For conventional controlled rolling schedules for making seamless tubing, it is desired that the reduction schedule curve selected should intersect the nose of the applicable CCP curve. This ensures that static precipitation will occur at the earliest possible moment in the rolling schedule, which is desirable for conventional controlled rolling of steel tubing.

However, according to the present invention, static precipitation is to be avoided--what is wanted is dynamic recrystallization in the absence of static precipitation. Thus a reduction schedule should be chosen that avoids the nose of the CCP curve. Both the 910.degree. C. entry temperature curve and the 1000.degree. C. entry temperature curve avoid the nose of the CCP curve for the vanadium nitride in the steel, and consequently either would be satisfactory from the point of view of avoidance of static precipitation. On the other hand, dynamic recrystallization would be prevented at the point that the 850.degree. C. entry temperature curve reaches the 13th pass, and consequently that curve would represent an unsuitable choice for the practice of the present invention.

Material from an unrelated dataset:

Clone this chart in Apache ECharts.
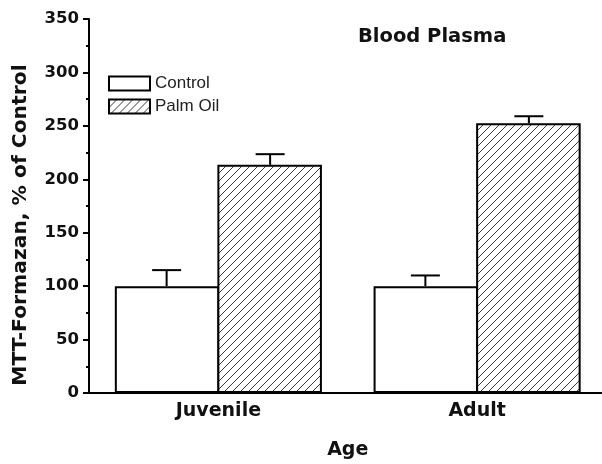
<!DOCTYPE html>
<html>
<head>
<meta charset="utf-8">
<script src="https://cdn.jsdelivr.net/npm/echarts@6/dist/echarts.min.js"></script>
<style>html,body{margin:0;padding:0;background:#fff;}#c{width:602px;height:464px;}</style>
</head>
<body>
<div id="c"></div>
<script>
const categories = ['Juvenile', 'Adult'];
const controlMeans = [100, 100];
const controlErr = [15, 10];
const palmMeans = [213.5, 252.5];
const palmErr = [10, 6.5];
const yTicks = [0, 50, 100, 150, 200, 250, 300, 350];

// hatch pattern
const T = 8;
const tile = document.createElement('canvas');
tile.width = T; tile.height = T;
const g = tile.getContext('2d');
g.fillStyle = '#fff'; g.fillRect(0, 0, T, T);
g.strokeStyle = '#3a3a3a'; g.lineWidth = 1;
g.beginPath();
g.moveTo(-1, T + 1); g.lineTo(T + 1, -1);
g.moveTo(-1, 1); g.lineTo(1, -1);
g.moveTo(T - 1, T + 1); g.lineTo(T + 1, T - 1);
g.stroke();
const hatch = { image: tile, repeat: 'repeat' };

const BOLD = 'DejaVu Sans';
function errSeries(name, means, errs, off) {
  return {
    type: 'custom',
    name: name + ' err',
    z: 5,
    data: means.map((m, i) => [i, m, m + errs[i]]),
    encode: { x: 0, y: [1, 2] },
    renderItem: function (params, api) {
      const p0 = api.coord([api.value(0), api.value(1)]);
      const p1 = api.coord([api.value(0), api.value(2)]);
      const bw = api.size([1, 0])[0];
      const x = p0[0] + off * bw;
      const half = 14.5;
      const st = { stroke: '#000', lineWidth: 2 };
      return {
        type: 'group',
        children: [
          { type: 'line', shape: { x1: x, y1: p0[1], x2: x, y2: p1[1] }, style: st },
          { type: 'line', shape: { x1: x - half, y1: p1[1], x2: x + half, y2: p1[1] }, style: st }
        ]
      };
    }
  };
}

const chart = echarts.init(document.getElementById('c'), null, { renderer: 'canvas' });
chart.setOption({
  animation: false,
  backgroundColor: '#fff',
  title: {
    text: 'Blood Plasma',
    left: 358, top: 27, padding: 0,
    textStyle: { fontFamily: BOLD, fontWeight: 'bold', fontSize: 19.5, color: '#111' }
  },
  legend: {
    orient: 'vertical',
    left: 108, top: 75, padding: 0,
    itemWidth: 41, itemHeight: 14, itemGap: 6,
    icon: 'rect',
    data: [
      { name: 'Control', itemStyle: { color: '#fff', borderColor: '#000', borderWidth: 2 } },
      { name: 'Palm Oil', itemStyle: { color: hatch, borderColor: '#000', borderWidth: 2 } }
    ],
    textStyle: { fontFamily: 'Liberation Sans', fontSize: 17, color: '#222', lineHeight: 14 }
  },
  graphic: [{
    type: 'text',
    x: 21, y: 225,
    rotation: Math.PI / 2,
    style: {
      text: 'MTT-Formazan, % of Control',
      font: 'bold 20.3px "DejaVu Sans"',
      fill: '#111',
      textAlign: 'center',
      textVerticalAlign: 'middle'
    }
  }],
  grid: { left: 89, top: 19, bottom: 71, right: -4.5, containLabel: false, outerBoundsMode: 'none' },
  xAxis: {
    type: 'category',
    data: categories,
    name: 'Age',
    nameLocation: 'middle',
    nameGap: 48,
    nameTextStyle: { fontFamily: BOLD, fontWeight: 'bold', fontSize: 19, color: '#111' },
    axisLine: { lineStyle: { color: '#000', width: 2 } },
    axisTick: { show: false },
    axisLabel: { fontFamily: BOLD, fontWeight: 'bold', fontSize: 19, color: '#111', margin: 9 },
    splitLine: { show: false }
  },
  yAxis: {
    type: 'value',
    min: yTicks[0], max: yTicks[yTicks.length - 1], interval: 50,
    axisLine: { show: true, lineStyle: { color: '#000', width: 2 } },
    axisTick: { show: true, length: 6, lineStyle: { color: '#000', width: 2 } },
    minorTick: { show: true, splitNumber: 2, length: 3, lineStyle: { color: '#000', width: 2 } },
    axisLabel: { fontFamily: BOLD, fontWeight: 'bold', fontSize: 16.5, color: '#111', margin: 10 },
    splitLine: { show: false }
  },
  series: [
    {
      type: 'bar', name: 'Control', data: controlMeans,
      barWidth: '40.4%', barGap: '-1.9%',
      itemStyle: { color: '#fff', borderColor: '#000', borderWidth: 2 }
    },
    {
      type: 'bar', name: 'Palm Oil', data: palmMeans,
      barWidth: '40.4%', barGap: '-1.9%',
      itemStyle: { color: hatch, borderColor: '#000', borderWidth: 2 }
    },
    errSeries('Control', controlMeans, controlErr, -0.2),
    errSeries('Palm Oil', palmMeans, palmErr, 0.2)
  ]
});
</script>
</body>
</html>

Consequently, if the reduction schedule is suitably chosen to avoid the CCP curve nose, dynamic recrystallization will occur. The titanium in the steel is believed to prevent undue growth of grains during recrystallization and consequently the beneficial results previously mentioned should be obtainable.

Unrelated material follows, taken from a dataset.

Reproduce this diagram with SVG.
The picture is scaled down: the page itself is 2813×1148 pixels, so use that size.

Note that while precipitation strengthening due to precipitation of vanadium nitride is one of the benefits of practising this invention, such precipitation according to the invention occurs only during the ferrite phase. Precipitation during the austenite phase is to be avoided, since it would interfere with dynamic recrystallization.

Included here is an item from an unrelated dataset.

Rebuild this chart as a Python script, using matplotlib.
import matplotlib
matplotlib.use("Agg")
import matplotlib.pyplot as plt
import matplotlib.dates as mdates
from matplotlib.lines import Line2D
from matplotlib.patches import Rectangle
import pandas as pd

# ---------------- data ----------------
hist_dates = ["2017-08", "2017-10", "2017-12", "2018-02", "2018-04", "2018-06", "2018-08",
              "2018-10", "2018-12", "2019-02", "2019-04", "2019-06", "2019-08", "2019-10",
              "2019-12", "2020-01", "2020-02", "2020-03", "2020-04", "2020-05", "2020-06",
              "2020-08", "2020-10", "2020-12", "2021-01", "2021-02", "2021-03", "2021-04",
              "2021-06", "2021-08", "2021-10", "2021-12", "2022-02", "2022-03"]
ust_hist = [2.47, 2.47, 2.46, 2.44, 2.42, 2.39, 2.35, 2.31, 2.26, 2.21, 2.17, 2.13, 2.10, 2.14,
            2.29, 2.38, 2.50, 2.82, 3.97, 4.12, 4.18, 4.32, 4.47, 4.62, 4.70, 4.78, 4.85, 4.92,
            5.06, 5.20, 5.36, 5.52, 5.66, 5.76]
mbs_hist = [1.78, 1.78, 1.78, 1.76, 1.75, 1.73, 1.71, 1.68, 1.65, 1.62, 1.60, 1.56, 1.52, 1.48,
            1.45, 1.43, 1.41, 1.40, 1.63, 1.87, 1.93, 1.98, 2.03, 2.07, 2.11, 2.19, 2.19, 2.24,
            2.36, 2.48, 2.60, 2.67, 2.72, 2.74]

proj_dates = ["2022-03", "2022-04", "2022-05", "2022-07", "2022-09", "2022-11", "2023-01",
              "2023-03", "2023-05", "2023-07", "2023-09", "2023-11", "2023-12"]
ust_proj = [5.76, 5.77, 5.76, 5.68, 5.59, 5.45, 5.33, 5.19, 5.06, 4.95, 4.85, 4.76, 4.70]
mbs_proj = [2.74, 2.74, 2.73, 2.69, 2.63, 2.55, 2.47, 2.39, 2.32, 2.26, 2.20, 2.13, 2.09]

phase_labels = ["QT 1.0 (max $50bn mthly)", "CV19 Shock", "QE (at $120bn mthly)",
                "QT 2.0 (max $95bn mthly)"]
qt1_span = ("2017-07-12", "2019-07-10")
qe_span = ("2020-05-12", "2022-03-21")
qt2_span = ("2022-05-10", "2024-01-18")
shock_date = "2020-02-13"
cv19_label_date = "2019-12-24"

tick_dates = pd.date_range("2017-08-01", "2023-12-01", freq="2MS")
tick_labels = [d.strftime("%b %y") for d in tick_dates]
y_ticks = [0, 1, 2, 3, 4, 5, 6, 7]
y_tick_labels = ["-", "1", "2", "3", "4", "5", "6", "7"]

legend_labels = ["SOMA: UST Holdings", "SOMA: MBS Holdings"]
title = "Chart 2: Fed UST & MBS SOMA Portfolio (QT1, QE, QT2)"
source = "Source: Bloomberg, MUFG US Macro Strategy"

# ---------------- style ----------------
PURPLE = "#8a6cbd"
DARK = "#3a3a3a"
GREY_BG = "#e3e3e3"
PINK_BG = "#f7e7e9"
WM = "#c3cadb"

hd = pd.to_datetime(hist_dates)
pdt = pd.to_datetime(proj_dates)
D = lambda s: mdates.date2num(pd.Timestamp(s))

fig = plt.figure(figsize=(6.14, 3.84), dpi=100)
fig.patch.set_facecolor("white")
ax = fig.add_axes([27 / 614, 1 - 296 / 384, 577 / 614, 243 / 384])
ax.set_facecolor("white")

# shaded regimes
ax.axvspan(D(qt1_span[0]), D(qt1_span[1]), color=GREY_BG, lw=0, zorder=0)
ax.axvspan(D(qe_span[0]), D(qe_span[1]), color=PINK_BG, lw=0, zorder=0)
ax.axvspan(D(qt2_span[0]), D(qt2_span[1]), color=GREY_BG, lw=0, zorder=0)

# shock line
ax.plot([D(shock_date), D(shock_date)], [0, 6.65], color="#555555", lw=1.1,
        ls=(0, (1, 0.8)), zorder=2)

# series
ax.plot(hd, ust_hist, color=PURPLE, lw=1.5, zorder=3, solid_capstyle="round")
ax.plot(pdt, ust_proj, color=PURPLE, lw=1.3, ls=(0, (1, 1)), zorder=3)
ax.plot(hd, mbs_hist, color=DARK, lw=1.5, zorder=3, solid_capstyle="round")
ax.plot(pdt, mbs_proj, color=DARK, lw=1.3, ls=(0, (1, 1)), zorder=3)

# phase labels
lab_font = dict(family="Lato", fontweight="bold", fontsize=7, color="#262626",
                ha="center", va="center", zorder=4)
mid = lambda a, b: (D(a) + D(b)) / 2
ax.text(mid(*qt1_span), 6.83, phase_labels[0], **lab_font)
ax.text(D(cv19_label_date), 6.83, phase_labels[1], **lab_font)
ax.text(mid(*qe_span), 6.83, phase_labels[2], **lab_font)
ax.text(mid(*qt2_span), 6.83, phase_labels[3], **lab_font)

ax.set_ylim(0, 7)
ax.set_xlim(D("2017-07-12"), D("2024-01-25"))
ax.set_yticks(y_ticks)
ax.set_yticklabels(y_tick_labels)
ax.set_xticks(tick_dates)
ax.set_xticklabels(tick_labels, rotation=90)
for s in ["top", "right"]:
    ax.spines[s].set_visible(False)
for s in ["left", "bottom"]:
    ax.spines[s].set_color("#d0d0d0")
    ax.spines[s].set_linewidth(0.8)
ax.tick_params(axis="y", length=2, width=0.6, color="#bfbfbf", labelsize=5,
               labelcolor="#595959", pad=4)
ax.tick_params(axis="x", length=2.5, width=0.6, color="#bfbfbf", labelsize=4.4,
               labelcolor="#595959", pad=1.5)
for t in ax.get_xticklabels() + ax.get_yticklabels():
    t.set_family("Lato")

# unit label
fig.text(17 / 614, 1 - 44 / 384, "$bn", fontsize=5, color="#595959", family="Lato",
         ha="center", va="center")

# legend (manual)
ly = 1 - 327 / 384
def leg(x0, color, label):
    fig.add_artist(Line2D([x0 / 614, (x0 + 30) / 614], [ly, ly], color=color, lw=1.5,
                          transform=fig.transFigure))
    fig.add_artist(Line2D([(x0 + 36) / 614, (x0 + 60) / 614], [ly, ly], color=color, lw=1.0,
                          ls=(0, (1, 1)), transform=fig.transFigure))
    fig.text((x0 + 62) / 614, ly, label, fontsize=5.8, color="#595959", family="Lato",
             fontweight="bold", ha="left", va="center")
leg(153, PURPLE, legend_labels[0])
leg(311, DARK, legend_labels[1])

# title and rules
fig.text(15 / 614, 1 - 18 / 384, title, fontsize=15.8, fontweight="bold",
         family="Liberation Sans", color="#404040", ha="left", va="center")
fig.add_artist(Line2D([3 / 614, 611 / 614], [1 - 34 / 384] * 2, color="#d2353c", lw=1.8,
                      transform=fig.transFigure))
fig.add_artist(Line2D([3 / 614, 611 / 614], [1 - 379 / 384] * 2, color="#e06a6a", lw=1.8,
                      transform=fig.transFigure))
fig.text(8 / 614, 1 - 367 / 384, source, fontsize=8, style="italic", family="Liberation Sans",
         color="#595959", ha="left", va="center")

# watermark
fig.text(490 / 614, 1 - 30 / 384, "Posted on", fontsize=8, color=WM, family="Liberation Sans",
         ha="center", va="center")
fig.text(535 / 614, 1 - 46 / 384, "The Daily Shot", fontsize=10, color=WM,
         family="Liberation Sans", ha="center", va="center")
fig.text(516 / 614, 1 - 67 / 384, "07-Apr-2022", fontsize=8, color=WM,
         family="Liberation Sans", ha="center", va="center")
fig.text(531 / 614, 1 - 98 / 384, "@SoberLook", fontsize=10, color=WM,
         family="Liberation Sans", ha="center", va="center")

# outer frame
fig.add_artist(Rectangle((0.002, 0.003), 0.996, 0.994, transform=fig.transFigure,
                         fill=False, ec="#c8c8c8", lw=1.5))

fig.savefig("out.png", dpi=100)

FIGS. 6A through 6H represent photomicrographs taken from samples A through H of Examples 1 through 4, respectively, which illustrate the grain refining effects of the various embodiments of the present invention. The G.D.N. (grain diameter number, as determined by the intercept method) is given for each sample. As can be seen from these photomicrographs, force cooling of the samples has a significant grain refining effect.

Variants of the described method may be practised on the Algoma No. 2 seamless tube mill, which has the temperature-strain-time schedule summarized in FIG. 2, with the addition of optional cooling means 22 and/or optional accelerated cooling means as necessary. However, the method may also be carried out on other retained mandrel seamless tube mills having similar temperature-strain-time profiles.

While the present invention has been described and illustrated with respect to the preferred examples, it will be appreciated that variations may be made without departing from the subject invention, the scope of which is defined in the appended claims.

Claims

1. A fully killed steel having a high yield strength for use in the production of seamless steel tubes comprising, by weight, about 0.1% to 0.18% carbon, about 1.0% to 2.0% manganese, about 0.10% to 0.16% vanadium, about 0.008% to 0.012% titanium and between about 150 p.p.m. to 220 p.p.m. nitrogen, the balance comprising iron and incidental impurities, said steel having an essentially uniform fine grain of an essentially ferritic grain structure with an average grain size finer than 10 micrometers, said steel having yield strengths of greater than 70,000 psi.

2. A steel as defined in claim 1, comprising by weight about 0.16% vanadium.

3. A steel as defined in claim 1, wherein the vanadium, titanium and nitrogen are present in the killed steel predominantly in the form of vanadium nitride and titanium nitride.

4. A steel as defined in claim 1, 2 or 3, comprising 0.03% to 0.05% aluminum by weight.

5. A seamless tube made from a fully killed steel having a high yield strength comprising, by weight, about 0.1% to 0.18% carbon, about 1.0% to 2.0% manganese, about 0.10% to 0.16% vanadium, about 0.008% to 0.012% titanium and between about 150 p.p.m. to 220 p.p.m. nitrogen, the balance comprising iron and incidental impurities, said steel having an essentially uniform fine grain of an essentially ferritic grain structure with an average grain size finer than 10 micrometers, said steel having yield strengths of greater than 70,000 psi.

6. A steel tube as defined in claim 5, wherein the steel comprises about 0.16% vanadium by weight.

7. A steel tube as defined in claim 5, wherein the vanadium, titanium and nitrogen are present in the killed steel predominantly in the form of vanadium nitride and titanium nitride.

8. A steel tube as defined in claim 5, 6 or 7, comprising 0.03% to 0.05% aluminum by weight.

9. A seamless tube made from a billet by passing a hot billet of steel through a piercing mill located downstream of the reheating furnace, wherein the billet is formed into a steel shell; elongating the steel shell within a mandrel mill located downstream of the piercing mill; and reducing the diameter of the elongated shell by a series of reductions in a stretch reducing mill located downstream of the mandrel mill to form a tube of desired diameter; characterized in that

a) the steel comprises, by weight, about 0.10% to 0.18% carbon, about 1.0% to 2.0% manganese, about 0.10% to 0.16% vanadium, about 0.008% to 0.012% titanium and about 150 p.p.m. to 220 p.p.m. nitrogen, the balance comprising iron and incidental impurities; and

b) in the stretch reducing mill, strains are applied to the shell to form the tube according to a reduction schedule selected to avoid the onset of precipitation of vanadium nitride during the austenite phase, while the temperature of the steel is maintained above the A.sub.r3 temperature but below the T.sub.nr temperature, thereby causing accumulated strain in the stretch-reduced tube;

whereby the yield strength of the steel tube is enhanced by

(i) dynamic recrystallization in the absence of strain-induced precipitation;

(ii) grain refinement of austenite that is transformed upon further cooling to retained grain refinement of ferrite in the shell; and

(iii) precipitation strengthening by precipitation of vanadium nitride during the ferrite phase.

10. A steel tube as defined in claim 9, wherein the steel comprises by weight about 0.16% vanadium.

11. A steel tube as defined in claim 9, wherein the vanadium, titanium and nitrogen are present in the killed steel predominantly in the form of vanadium nitride and titanium nitride.

12. A steel tube as defined in claim 11, comprising 0.03% to 0.05% aluminum by weight.